Tuesday, January 11, 2005

Nastase: RHIC produces black holes

There are interesting papers today on the arXiv, and one of them is by Horatiu Nastase - the "N" from "BMN":
He extends his previous ideas about the AdS/CFT duality applied to QCD at low energies. Polchinski and Strassler started to investigate the high-energy scattering in QCD using the AdS/CFT correspondence: this high-energy scattering should be dominated by black hole production - these black holes live in the dual AdS space.

Horatiu argues that this regime may be described by the effective pion model - and the black hole is a nonlinear soliton of this pion field. From the pion model, he can calculate the temperature of the soliton, and the result is
  • 176 MeV times "a"
where "a" is the Nastase parameter, an undetermined dimensionless constant. For the most natural value "a=1", the predicted temperature is simply 176 MeV, although one should admit that other values are probably equally acceptable.

So this is what the string theory dual of QCD predicts for the temperature of such black holes. Can we test string theory experimentally, at least this string theory dual to QCD? Can we produce these dual black holes? Yes, this is what RHIC is good for. So Horatiu looks at the RHIC data and he sees that they have produced fireballs whose temperature is
  • 176 MeV
String theory is now proved, is not it? ;-)




QCD, string theory, and its uniqueness

Let me clarify the situation a little bit: Horatiu's ideas and similar approaches, even if they work, are not testing the "full" string theory. They are testing some particular mathematical methods applied to approximate descriptions of Nature, such as QCD. The dual dynamics is a not-quite-geometrical theory in the anti de Sitter space, although many of the conclusions we would make in a geometrical anti de Sitter setup will be qualitatively correct.

QCD is not the full theory of Nature, and correspondingly its dual string theory is not the same type of a solution of equations of string theory that we consider to be the theory of everything. The realistic backgrounds of the full string theory can predict everything, including gravity and black holes in the actual spacetime - which are different objects than the "dual black holes" in the "dual string theory to QCD".

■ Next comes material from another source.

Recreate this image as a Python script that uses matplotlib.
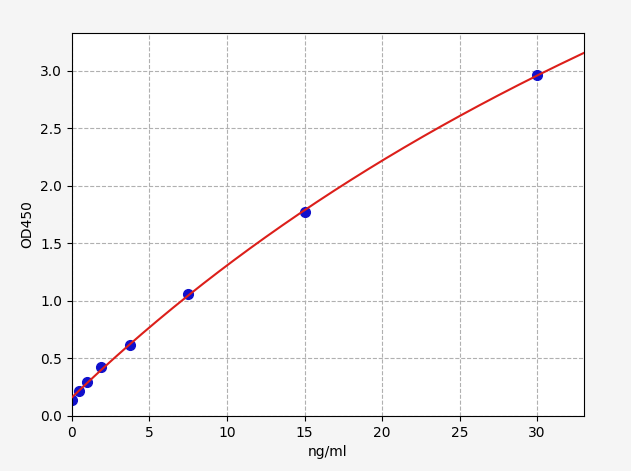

For example, using string theory I can predict that Peter Woit would only have read the beginning of this article, before he will submit the first comment under this article. Moreover, in his comment, he will state an incorrect conjecture that I think that string theory is just a "dual of QCD". I definitely don't think that.

Note that it is easy to make physical predictions about simple physical systems - for example low-energy gravitons in 11 dimensions, fireballs, or Peter Woit - but it is harder to calculate the properties of more complicated systems, such as the proton.

I also predict that in his second posting, Peter Woit will ask whether the existence of the "string theory dual of QCD" contradicts the uniqueness of string theory. I actually think that this is a good question. But it seems that the answer is "no": these "different string theories" are just different vacua of the same theory, and it is conceivable that some of them are not solutions of string theory at all.

The dual string theory to QCD is moreover a very peculiar type of background - as string theory, it is a highly curved five-dimensional space. We would certainly not consider this background to be a full description of our Universe including its gravity simply because the characters of the gravitational forces in these two backgrounds are very different. But it is not quite a trivial question whether the dual string theory to QCD is a solution to the same theory that also describes the full world around us. Whatever the answer is, it can't invalidate the uniqueness of string theory: on the other hand, it is - of course - an example of the multiplicity of solutions of string theory.